A deadly airstrike on residential buildings in Sanaa was the result of a “technical mistake,” the Saudi-led coalition in Yemen said Saturday in a statement to the state-run Saudi Press Agency.
The strike killed 16 people, including seven children, Yemen’s rebel-controlled health ministry said Friday.
The attack, which flattened two buildings in Sanaa’s southern district of Faj Attan, comes amid escalating violence in the war-torn country.
A Saudi-led coalition spokesman expressed “deep sorrow for this unintentional accident and for the collateral damage among civilians.”
The intended target of the strike was a command-and-control center for Houthi rebels, spokesman Col. Turki al-Malki said, calling it “a legitimate military target.”
The facility, al-Maliki said, was intentionally set up in a residential area to turn civilians into human shields.
Saudi Arabia, backed by a coalition of Arab states, launched a military operation in March 2015 against Iranian-backed Houthi rebels who toppled the internationally recognized leadership in Yemen.
In the last week alone, the United Nations estimates that 58 civilians have been killed in airstrikes, including 42 in Saudi-led coalition bombings. That death toll is higher than in the entire month of June, when 52 civilians were killed, and in July, which saw 57 civilian deaths.
Since fighting began, the UN Human Rights Office has documented 13,829 civilian casualties, including 5,110 people killed. The numbers, based on casualties individually verified by the UN’s Yemen Office, are believed to be a fraction of the overall death toll.
Hotel attack
Friday’s attack came two days after an airstrike hit a hotel on the outskirts of Sanaa, leaving dozens dead. The United Nations has launched an investigation into that attack.
Two airstrikes hit the area in close succession at around 3:30 a.m., a witness told the United Nations. The first struck a security checkpoint purportedly manned by Houthi rebels, and, several minutes later, a second strike hit the Istirahat Al Shahab hotel.
Most of those killed at the hotel died in their sleep and were buried under rubble, Mohammed al-Sarhi, a farmer, told CNN.

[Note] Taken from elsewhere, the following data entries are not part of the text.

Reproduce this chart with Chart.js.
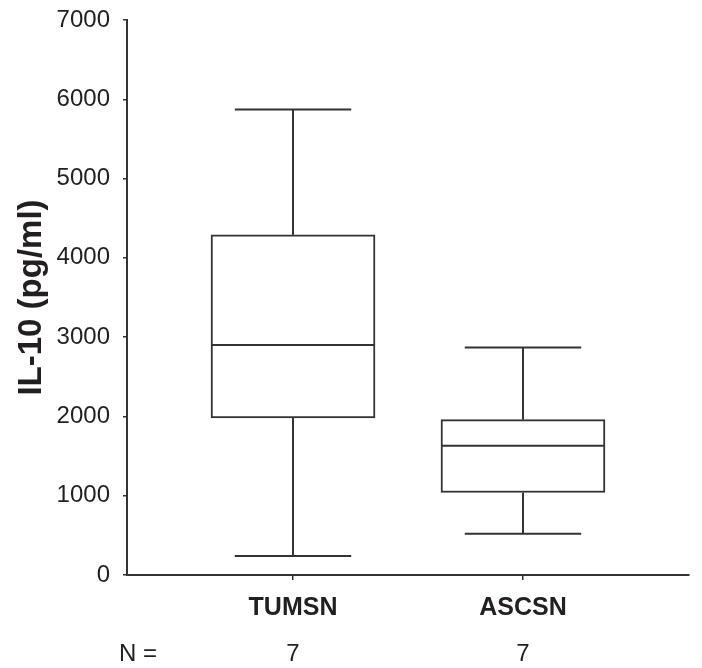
<!DOCTYPE html>
<html>
<head>
<meta charset="utf-8">
<script src="https://cdn.jsdelivr.net/npm/chart.js@4"></script>
<style>
  html, body { margin: 0; padding: 0; background: #fff; }
  #wrap { width: 702px; height: 668px; }
</style>
</head>
<body>
<div id="wrap"><canvas id="chart" width="702" height="668"></canvas></div>
<script>
// --- DATA ---
const groups = ['TUMSN', 'ASCSN'];
const mins = [240, 520];
const q1s = [1980, 1040];
const medians = [2900, 1630];
const q3s = [4290, 1960];
const maxes = [5870, 2870];
const counts = [7, 7];
const yTicks = [0, 1000, 2000, 3000, 4000, 5000, 6000, 7000];

const INK = '#333333';
const TEXT = '#231f20';
const FONT = "'Liberation Sans', Arial, sans-serif";

// whiskers, median lines and the N row
const boxExtras = {
    id: 'boxExtras',
    afterDatasetsDraw(chart) {
        const { ctx, scales: { x, y } } = chart;
        ctx.save();
        ctx.strokeStyle = INK;
        ctx.lineWidth = 2;
        const meta = chart.getDatasetMeta(0);
        groups.forEach((g, i) => {
            const cx = x.getPixelForValue(i + 1);
            const half = meta.data[i].width / 2;
            const cap = half * 0.71;
            const line = (x1, y1, x2, y2) => {
                ctx.beginPath(); ctx.moveTo(x1, y1); ctx.lineTo(x2, y2); ctx.stroke();
            };
            line(cx, y.getPixelForValue(q3s[i]), cx, y.getPixelForValue(maxes[i]));
            line(cx, y.getPixelForValue(q1s[i]), cx, y.getPixelForValue(mins[i]));
            line(cx - cap, y.getPixelForValue(maxes[i]), cx + cap, y.getPixelForValue(maxes[i]));
            line(cx - cap, y.getPixelForValue(mins[i]), cx + cap, y.getPixelForValue(mins[i]));
            line(cx - half, y.getPixelForValue(medians[i]), cx + half, y.getPixelForValue(medians[i]));
        });
        ctx.fillStyle = TEXT;
        ctx.font = '24px ' + FONT;
        ctx.textAlign = 'center';
        ctx.textBaseline = 'alphabetic';
        ctx.fillText('N =', 138, 661);
        counts.forEach((n, i) => ctx.fillText(String(n), x.getPixelForValue(i + 1), 661));
        ctx.restore();
    }
};

new Chart(document.getElementById('chart').getContext('2d'), {
    type: 'bar',
    data: {
        datasets: [{
            data: groups.map((g, i) => ({ x: i + 1, y: [q1s[i], q3s[i]] })),
            backgroundColor: '#ffffff',
            borderColor: INK,
            borderWidth: 2,
            borderSkipped: false,
            barThickness: 164
        }]
    },
    options: {
        responsive: false,
        animation: false,
        layout: { padding: { top: 20, right: 13, left: 0, bottom: 0 } },
        plugins: { legend: { display: false }, tooltip: { enabled: false } },
        scales: {
            x: {
                type: 'linear',
                offset: false,
                min: 0.278,
                max: 2.722,
                afterBuildTicks: (s) => { s.ticks = groups.map((g, i) => ({ value: i + 1 })); },
                afterFit: (s) => { s.height = 93; s.paddingLeft = 0; s.paddingRight = 0; },
                grid: { offset: false, drawOnChartArea: false, color: INK, lineWidth: 1.5, tickLength: 5 },
                border: { color: INK, width: 2 },
                ticks: {
                    color: TEXT,
                    font: { family: FONT, size: 25, weight: 'bold' },
                    padding: 13,
                    maxRotation: 0,
                    callback: (v) => groups[v - 1] || ''
                }
            },
            y: {
                min: 0,
                max: 7000,
                afterBuildTicks: (s) => { s.ticks = yTicks.map(v => ({ value: v })); },
                afterFit: (s) => { s.width = 127; s.paddingTop = 0; s.paddingBottom = 0; },
                grid: { drawOnChartArea: false, color: INK, lineWidth: 1.5, tickLength: 4 },
                border: { color: INK, width: 2 },
                ticks: {
                    color: TEXT,
                    font: { family: FONT, size: 24 },
                    padding: 13,
                    callback: (v) => String(v)
                },
                title: {
                    display: true,
                    text: 'IL-10 (pg/ml)',
                    color: TEXT,
                    font: { family: FONT, size: 33, weight: 'bold' },
                    padding: { top: 12, bottom: 0 }
                }
            }
        }
    },
    plugins: [boxExtras]
});
</script>
</body>
</html>
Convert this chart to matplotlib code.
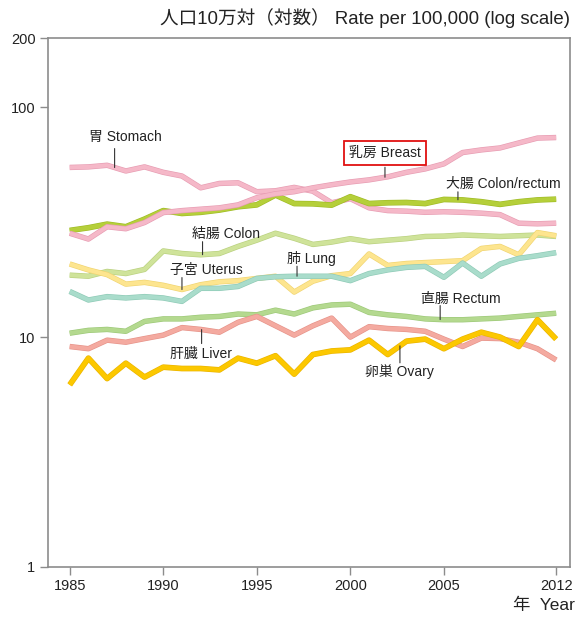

At least 33 civilians were killed and another 25 injured in the attack, the United Nations confirmed. Yemen’s health ministry, which is controlled by Houthi rebels, says 51 people died. The health ministry is based in Sanaa and is not part of the internationally recognized, Saudi-backed government based in the southern city of Aden.
“We remind all parties to the conflict, including the Coalition, of their duty to ensure full respect for international humanitarian law,” UN human rights spokeswoman Liz Throssell said Friday. “We call on the relevant authorities to carry out credible, comprehensive and impartial investigations into this incident.”
Dueling demonstrations
A mass rally staged Thursday by former President Ali Abdullah Saleh drew hundreds of thousands of people to the heart of Sanaa, which has been controlled by the Houthis since September 2014.
Saleh, who was forced from power during the Arab Spring in 2011, controls northern Yemen together with the Houthis, but their alliance against the Saudi-led coalition has shown signs of strain in recent days.
Public anger has grown against the Houthis over the past two years, amid complaints of widespread corruption, lack of food, and high levels of unemployment.
“Yemenis welcome peace, but we will not surrender,” Saleh said, calling on the international community to help end the conflict.
As Saleh’s supporters demonstrated, crowds of pro-Houthi counterprotesters rallied in various locations in Sanaa, footage shared by al-Masirah TV, a Houthi-run satellite news network, showed.
“The only concern for Yemenis should be in supporting the fight against Saudis,” Mohammed Ali al-Houthi, the Houthi-assigned acting Yemeni President, said Thursday. “We tell our allies that these days are not for gathering support for elections but rather support for our fighters.”
Humanitarian crisis
Two-and-a-half years into its grinding civil war, Yemen is facing a near famine and one of the worst outbreaks of cholera in decades.
The number of suspected cholera cases in Yemen has reached 500,000, making it the largest cholera epidemic in the world, the World Health Organization reported last week. Nearly 2,000 people have died since the cholera outbreak began to spread at the end of April, the WHO added.